Fini chiederà un'apertura sulle riforme e il Cavaliere pensa ad un gesto distensivo

Dalla Rassegna stampa

Tornano a volare le colombe, tra Arcore e Roma, tra il premier Berlusconi e il presidente della Camera Fini. Si apre la settimana decisiva per la tenuta del Pdl e i pontieri sono al lavoro per evitare in extremis lo strappo. Certo, tra i pontieri non si ascrive il "Giornale" di casa Berlusconi, ancora ieri incendiario contro il "cofondatore" e i suoi. Tuttavia, chi ha sentito il Cavaliere, ieri a Villa San Martino, sostiene sia addirittura pronto a un segnale di apertura, di riconciliazione prima della direzione di giovedì, «pur di consentire a Gianfranco di rientrare». Il presidente del Consiglio ha apprezzato i toni concilianti delle ultime ore, raccontano. Quelli usati dai finiani riuniti sabato a pranzo e contrari alle «fughe in avanti», intanto. Ma anche quelli degli ex An del governo che si stanno spendendo per ricucire. Altero Matteoli che
invita a mettere da parte il «tifo da stadio» e a «stemperare le tensioni». Spiega: «Che il presidente del Consiglio e leader del partito si prodighi per tenere unito il governo e il Pdl mi sembra abbastanza naturale e così farà». Molto sta facendo il sindaco di Roma Alemanno, per non dire di Renata Polverini, neo governatrice, ex finiana doc e già ricollocatasi al centro del campo. Non è un caso se anche Adolfo Urso ieri ipotizzasse, in caso di frattura, la «nascita di una minoranza interna». Non certo quella di un nuovo partito del centrodestra, come azzardato da Carmelo Briguglio. Fughe in avanti lette dal fronte berluconiano come tatticismi in vista della resa dei conti di questa settimana.
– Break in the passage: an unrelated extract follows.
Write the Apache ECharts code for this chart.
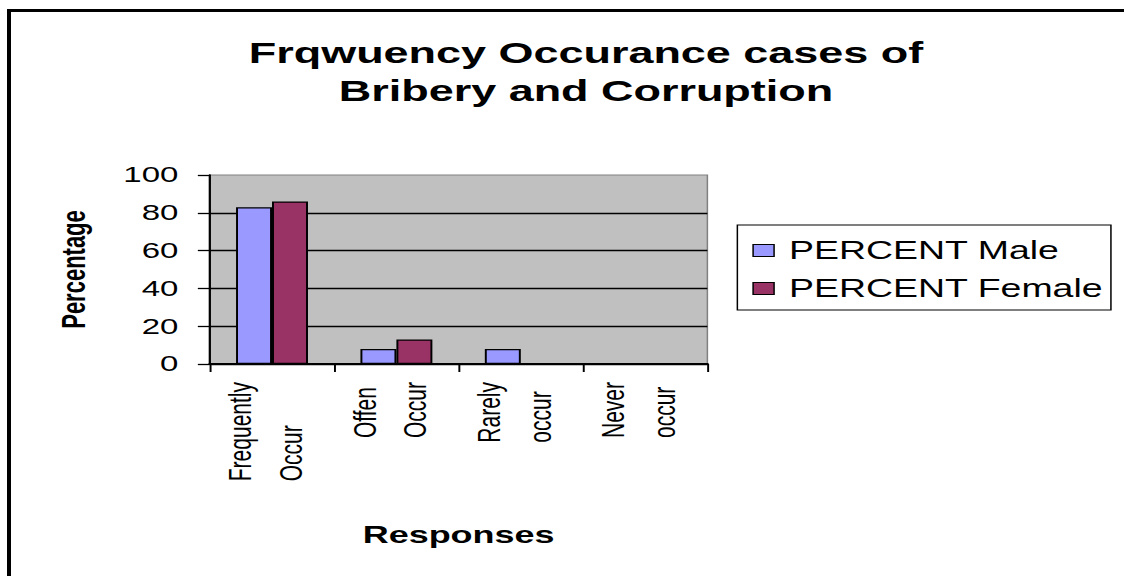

Su un punto Berlusconi non intende cedere e lo ha ripetuto ieri: «Sull’organigramma del Pdl, non ci sarà alcuna cessione a Gianfranco». Anche per non irritare il "cofondatore" non inviterà stasera ad Arcore Umberto Bossi per il consueto caminetto del lunedi. Forse i due rivedranno a Roma domani. Fini dal canto suo ha tenuto i contatti con i suoi per tutto il week end, in vista del vertice di domani alla Camera con deputati e senatori pronti a seguirlo. Il documento che sottoporrà loro e il discorso che terrà giovedì all’Auditorium della Conciliazione riprenderà in parte l’intervento alla scuola politica Pdl di Gubbio del settembre scorso e in parte la relazione al congresso di un anno fa. Ma si spingerà anche oltre. Farà un’analisi puntuale delle differenze emerse tra le due anime del partito. Rimarcherà quanto non è andato finora nella gestione del Pdl. Rivendicherà il diritto di critica per chi dissente dalle scelte del leader. Invocherà scelte collegiali. Ribadendo che se tutto questo non avverrà, le strade potranno sempre dividersi.
La prospettiva dei gruppi autonomi, magari da qui a un anno, resta sullo sfondo. Altri punti della «requisitoria» finiana saranno la necessità che le riforme si facciano ma non a colpi di maggioranza, il no alla trazione leghista, più attenzione al Mezzogiorno, alla legalità e ai diritti civili. Sorta di manifesto del presidente della Camera per la «svolta del Pdl» che dovrà fare però i conti con i voti dei membri della direzione nazionale (171) allargata a deputati, senatori e europarlamentari: saranno più di 500.
Gianfranco Fini sa di poter contare su uno spicchio, che ormai non è più il 30 per cento portato in dote al Pdl un anno fa. Il braccio destro Bocchino insiste: 40 deputati e 20 senatori, il doppio di quanto necessario per dar vita a gruppi autonomi. Feltri, anche ieri, infieriva dalle colonne del quotidiano sul «Fini scaricato dai suoi», scatenando ancora le ire dei sito finiano Fare Futuro: parlano di «truppe come se le questioni poste fossero solo roba di poltrone». Ma sono le truppe del "cofondatore"che in queste ore il leader Berlusconi sta pesando e contando. Prima di decidere se porgere la mano o voltare le spalle e lasciare che vadano.